Okay, by now most folks who follow the sport of pro fishing know I won the Bassmaster Elite Series Rookie of the Year (ROY) award for 2015. And, by now you might also know that this has created a bit of a buzz on Bassmaster.com. The fact that I have fished 10 full seasons on the FLW Tour, won five FLW Tour events, including the Forrest Wood Cup, and I am now accepting a Rookie of the Year award at B.A.S.S. has some people baffled. So here are my thoughts on the issue.
I think B.A.S.S. giving a ROY award is really a cool thing. Some have suggested that because of guys like me, Jacob Powroznik and Ott Defoe coming from FLW to BASS and winning ROY awards, it should be done away with altogether. I don’t agree with that at all. B.A.S.S. has the right intentions in wanting to recognize outstanding performance in a newcomer to the Elite Series. Completely getting rid of the ROY award is not the answer. I don’t want to be the last guy to win the ROY and have people say, “Yeah, B.A.S.S. got rid of ROY thanks to that Ehrler guy.”
Do I consider myself a rookie in the sport of professional fishing? No I don’t.

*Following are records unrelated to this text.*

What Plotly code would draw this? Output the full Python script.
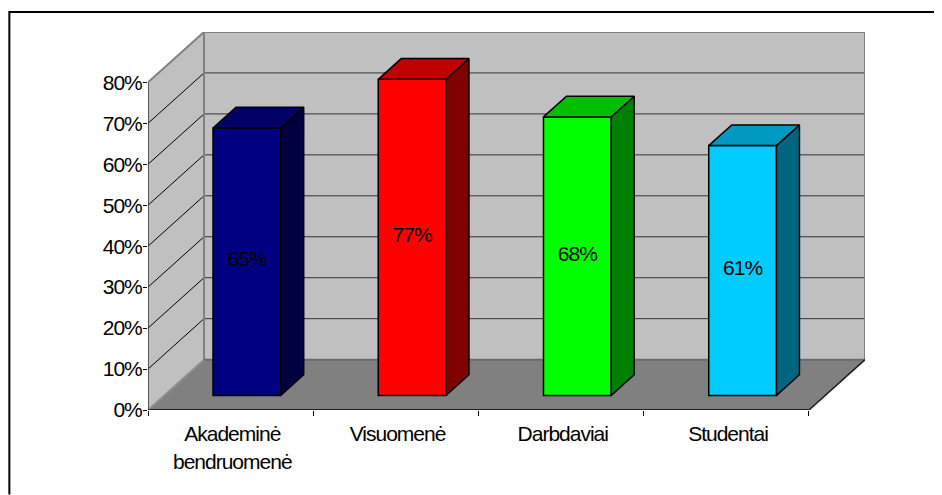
import plotly.graph_objects as go

categories = ["Akademinė<br>bendruomenė", "Visuomenė", "Darbdaviai", "Studentai"]
values = [65.3, 77.2, 68.0, 61.0]
value_labels = ["65%", "77%", "68%", "61%"]
y_ticks = [0, 10, 20, 30, 40, 50, 60, 70, 80]
y_labels = ["0%", "10%", "20%", "30%", "40%", "50%", "60%", "70%", "80%"]
front_colors = ["#000080", "#FF0000", "#00FF00", "#00CCFF"]
top_colors = ["#000066", "#C00000", "#00BF00", "#0099C0"]
side_colors = ["#000040", "#800000", "#008000", "#006680"]

PAGE = 8  # default page margin of the browser
W, H = 942, 495
L, R, T, B = 147.7 - PAGE, 77.0 + PAGE, 32.1 - PAGE, 84.5 + PAGE
plot_w, plot_h = W - L - R, H - T - B
DEPTH_X = 0.339   # category units
DEPTH_Y = 12.3    # axis percent
Y_MAX = 80 + DEPTH_Y
X_MAX = 4 + DEPTH_X
BAR_W = 0.41
NEAR, FAR = 0.29, 0.70   # position of bars within depth
LABEL_LIFT = 0.2
LINE = "#000000"
FONT = dict(family="Liberation Sans, Arial, sans-serif", size=21, color="#000000")

n = len(categories)
shapes = []


def poly(xs, ys, fill, line_color=None, width=1):
    path = "M" + " L".join(f"{x},{y}" for x, y in zip(xs, ys)) + " Z"
    shapes.append(dict(type="path", path=path, xref="x", yref="y", layer="below",
                       fillcolor=fill, line=dict(color=line_color or fill, width=width)))


def seg(x0, y0, x1, y1, color, width=1, layer="below"):
    shapes.append(dict(type="line", x0=x0, y0=y0, x1=x1, y1=y1, xref="x", yref="y",
                       layer=layer, line=dict(color=color, width=width)))


# walls and floor
poly([0, DEPTH_X, DEPTH_X, 0], [0, DEPTH_Y, 80 + DEPTH_Y, 80], "#C0C0C0")
poly([DEPTH_X, n + DEPTH_X, n + DEPTH_X, DEPTH_X], [DEPTH_Y, DEPTH_Y, 80 + DEPTH_Y, 80 + DEPTH_Y], "#C0C0C0")
poly([0, n, n + DEPTH_X, DEPTH_X], [0, 0, DEPTH_Y, DEPTH_Y], "#808080")

# gridlines
for t in y_ticks[1:-1]:
    seg(0, t, DEPTH_X, t + DEPTH_Y, "#000000", 1)
    seg(DEPTH_X, t + DEPTH_Y, n + DEPTH_X, t + DEPTH_Y, "#333333", 1)

# wall outlines
seg(0, 80, DEPTH_X, 80 + DEPTH_Y, "#808080", 2)
seg(DEPTH_X, 80 + DEPTH_Y, n + DEPTH_X, 80 + DEPTH_Y, "#808080", 2)
seg(n + DEPTH_X, DEPTH_Y, n + DEPTH_X, 80 + DEPTH_Y, "#808080", 2)
seg(DEPTH_X, DEPTH_Y, DEPTH_X, 80 + DEPTH_Y, "#808080", 2)
seg(DEPTH_X, DEPTH_Y, n + DEPTH_X, DEPTH_Y, "#6A6A6A", 2)
seg(0, 0, DEPTH_X, DEPTH_Y, "#909090", 2)
# axes
seg(0, 0, 0, 80, "#333333", 1.5)
seg(0, 0, n, 0, "#202020", 2)
seg(n, 0, n + DEPTH_X, DEPTH_Y, "#202020", 1.5)

# frame, in paper coordinates (page pixel positions minus the page margin)
def px(x):
    return (x - PAGE - L) / plot_w


def py(y):
    return (H - B - (y - PAGE)) / plot_h


for x0, y0, x1, y1 in [(8.5, 12, 942, 12), (9, 11, 9, 495)]:
    shapes.append(dict(type="line", xref="paper", yref="paper", x0=px(x0), x1=px(x1),
                       y0=py(y0), y1=py(y1), line=dict(color="#000000", width=2)))

fig = go.Figure()
centers = [i + 0.5 + NEAR * DEPTH_X for i in range(n)]
base = NEAR * DEPTH_Y
bar_dx = (FAR - NEAR) * DEPTH_X
bar_dy = (FAR - NEAR) * DEPTH_Y

fig.add_trace(go.Bar(
    x=centers, y=values, base=[base] * n, width=BAR_W,
    marker=dict(color=front_colors, line=dict(color=LINE, width=1.5)),
    hoverinfo="skip", showlegend=False,
))

for c, v, tc, sc in zip(centers, values, top_colors, side_colors):
    x0, x1 = c - BAR_W / 2, c + BAR_W / 2
    y0, y1 = base, base + v
    fig.add_trace(go.Scatter(
        x=[x1, x1 + bar_dx, x1 + bar_dx, x1, x1], y=[y0, y0 + bar_dy, y1 + bar_dy, y1, y0],
        mode="lines", fill="toself", fillcolor=sc, line=dict(color=LINE, width=1.5),
        hoverinfo="skip", showlegend=False))
    fig.add_trace(go.Scatter(
        x=[x0, x1, x1 + bar_dx, x0 + bar_dx, x0], y=[y1, y1, y1 + bar_dy, y1 + bar_dy, y1],
        mode="lines", fill="toself", fillcolor=tc, line=dict(color=LINE, width=1.5),
        hoverinfo="skip", showlegend=False))

fig.add_trace(go.Scatter(
    x=centers, y=[base + v / 2 + LABEL_LIFT for v in values], text=value_labels,
    mode="text", textposition="middle center", textfont=FONT,
    hoverinfo="skip", showlegend=False))

fig.update_layout(
    width=W, height=H, paper_bgcolor="#FFFFFF", plot_bgcolor="#FFFFFF",
    margin=dict(l=L, r=R, t=T, b=B, pad=0), shapes=shapes, font=FONT, showlegend=False,
    xaxis=dict(range=[0, X_MAX], tickmode="array", tickvals=[i + 0.51 for i in range(n)],
               ticktext=categories, ticks="outside", ticklen=0, tickwidth=0, showgrid=False, zeroline=False,
               showline=False, tickfont=FONT, tickangle=0, ticklabelstandoff=5,
               minor=dict(tickmode="array", tickvals=list(range(n + 1)), ticks="outside",
                          ticklen=5, tickcolor="#000000", tickwidth=1, showgrid=False)),
    yaxis=dict(range=[0, Y_MAX], tickmode="array", tickvals=y_ticks, ticktext=y_labels,
               ticks="outside", ticklen=4, tickcolor="#000000", tickwidth=1, showgrid=False,
               zeroline=False, showline=False, tickfont=FONT, ticklabelstandoff=-3),
)

TIGHT_TEXT = "document.querySelectorAll('.main-svg text').forEach(function(t){t.style.letterSpacing='-1px';});"
fig.write_html("out.html", post_script=TIGHT_TEXT)
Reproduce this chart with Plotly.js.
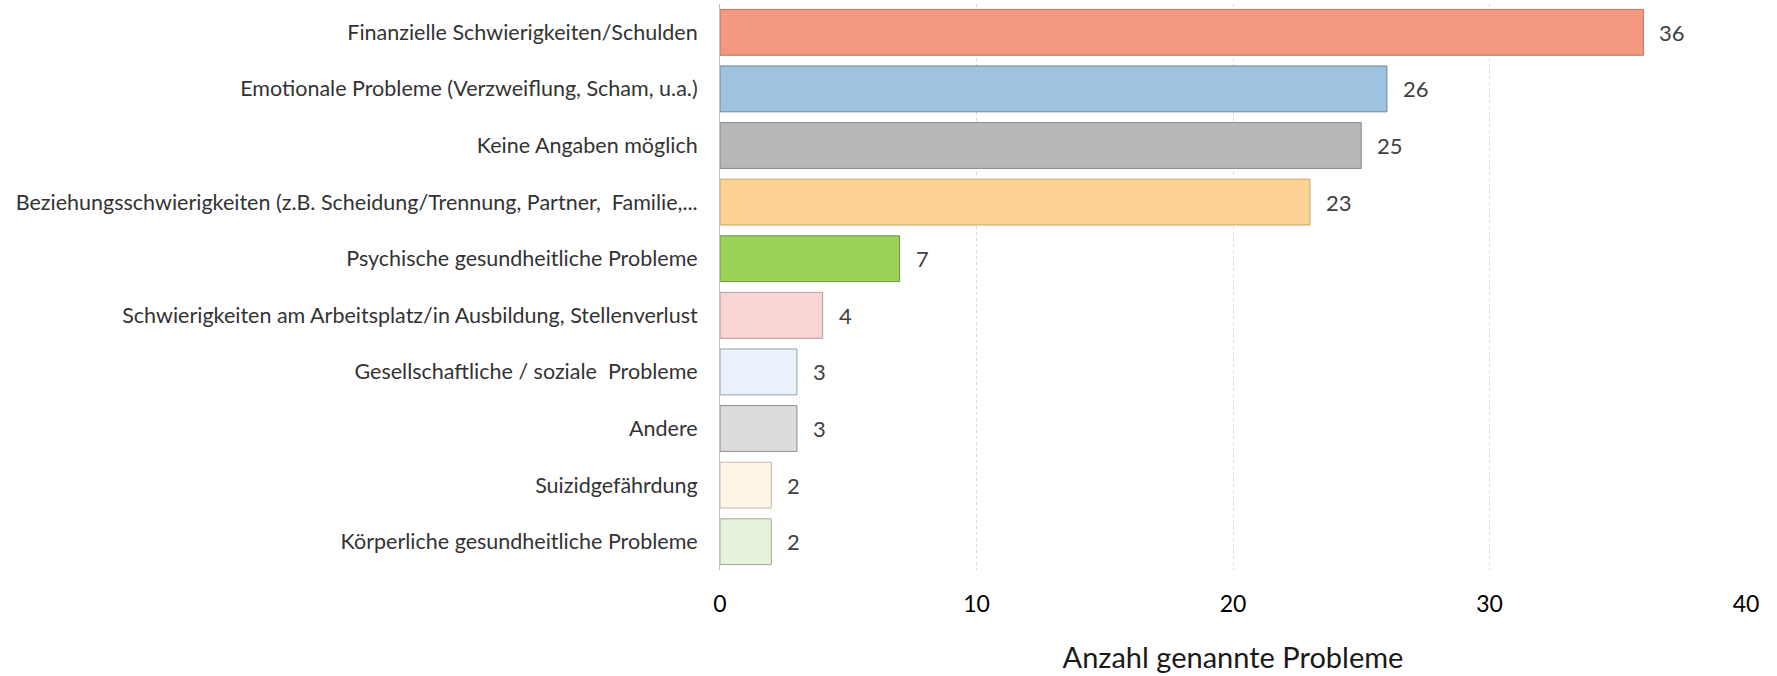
<!DOCTYPE html>
<html>
<head>
<meta charset="utf-8">
<script src="https://cdn.plot.ly/plotly-3.0.1.min.js"></script>
<style>html,body{margin:0;padding:0;background:#fff;}#chart{width:1777px;height:676px;}</style>
</head>
<body>
<div id="chart"></div>
<script>
const categories = [
  "Finanzielle Schwierigkeiten/Schulden",
  "Emotionale Probleme (Verzweiflung, Scham, u.a.)",
  "Keine Angaben möglich",
  "Beziehungsschwierigkeiten (z.B. Scheidung/Trennung, Partner,  Familie,...",
  "Psychische gesundheitliche Probleme",
  "Schwierigkeiten am Arbeitsplatz/in Ausbildung, Stellenverlust",
  "Gesellschaftliche / soziale  Probleme",
  "Andere",
  "Suizidgefährdung",
  "Körperliche gesundheitliche Probleme"
];
const values = [36, 26, 25, 23, 7, 4, 3, 3, 2, 2];
const fillColors = ["#F4997F", "#9DC3E0", "#B7B7B7", "#FDD393", "#99D258", "#F9D5D5", "#EAF1FA", "#DCDCDC", "#FEF4E8", "#E6F3DC"];
const lineColors = ["#B9735F", "#6A869F", "#8A8A8A", "#C8A56E", "#6E9A3E", "#B99A9A", "#9AA0A8", "#8E8E8E", "#C4B8A8", "#A0A89A"];
const xTicks = [0, 10, 20, 30, 40];
const xTitle = "Anzahl genannte Probleme";

const trace = {
  type: "bar",
  orientation: "h",
  x: values,
  y: categories,
  marker: { color: fillColors, line: { color: lineColors, width: 1 } },
  hoverinfo: "x+y"
};

const annotations = values.map((v, i) => ({
  x: v, y: categories[i], xref: "x", yref: "y",
  text: String(v), showarrow: false, xanchor: "left", xshift: 14,
  font: { family: "Lato, 'Open Sans', sans-serif", size: 22, color: "#404040" }
}));

const layout = {
  width: 1777, height: 676,
  margin: { l: 720, r: 31, t: 4, b: 106 },
  paper_bgcolor: "#ffffff", plot_bgcolor: "#ffffff",
  bargap: 0.19,
  showlegend: false,
  font: { family: "Lato, 'Open Sans', sans-serif", color: "#262626" },
  xaxis: {
    range: [0, 40],
    tickvals: xTicks,
    ticktext: xTicks.map(String),
    showgrid: true, gridcolor: "#d9d9d9", griddash: "3px,3px", gridwidth: 1,
    zeroline: false, showline: false, ticks: "",
    ticklabelstandoff: 18,
    tickfont: { size: 23, color: "#000000" },
    title: { text: xTitle, font: { size: 29, color: "#1a1a1a" }, standoff: 31 }
  },
  yaxis: {
    type: "category",
    categoryorder: "array", categoryarray: categories,
    autorange: "reversed",
    showgrid: false, zeroline: false,
    showline: true, linecolor: "#bfbfbf", linewidth: 1,
    ticks: "", ticklabelstandoff: 17,
    tickfont: { size: 21.5, color: "#333333" }
  },
  annotations: annotations
};

Plotly.newPlot("chart", [trace], layout, { displayModeBar: false, staticPlot: true });
</script>
</body>
</html>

In my opinion, anyone who has completed a full season on B.A.S.S.’s top tier circuits (Elites, Top 100’s etc.) or on the FLW Tour is not a rookie. Jordan Lee is a rookie. This year was his first season competing on a national level tour of any kind. And this was an extremely challenging season for a first timer, from the western swing to the Great Lakes, this was a true test of fishing ability all the way around.
Am I happy I won the Rookie of the Year? You bet I am, and here is why. When I was deemed a “rookie” at the beginning of the year, I put pressure on myself to win that award. Why would I do this when I just said I don’t consider myself a rookie?
I’ll answer this with another familiar situation that pros sometimes find themselves in. Let’s say a top full-time pro decides to fish a local charity event for a good cause on his home lake. What happens? If the pro wins the event, there are rumblings from guys who say, “Full-time pros shouldn’t be allowed to fish local events.” But if the pro gets beat, then there is the whole, “Well, the big timer didn’t do so well did he?” It’s a never-ending deal.
I found myself in this same kind of conundrum this year. I am a competitor: If I’m eligible to win a title, I want to win it. I don’t want to get beat. I would have been a little embarrassed if I didn’t win ROY. So, yes, I did think about it, I did strive for it, I did put pressure on myself to win it. But at the same time, if I won it, I knew I was going to be in for the whole, “A rookie, really?” kind of thing.
So all I can say is I think the Bassmaster ROY is a great thing with great intentions. I was classified as a rookie at the beginning of the season so I went for it – that’s my job as a competitor. Do I feel bad for beating Jordan Lee in the points this year? No, I don’t. Do I think Jordan is a true rookie and that I am not a rookie? Absolutely. Do I deserve the ROY award? Who really knows? It’s a Rookie of the Year riddle that has no end.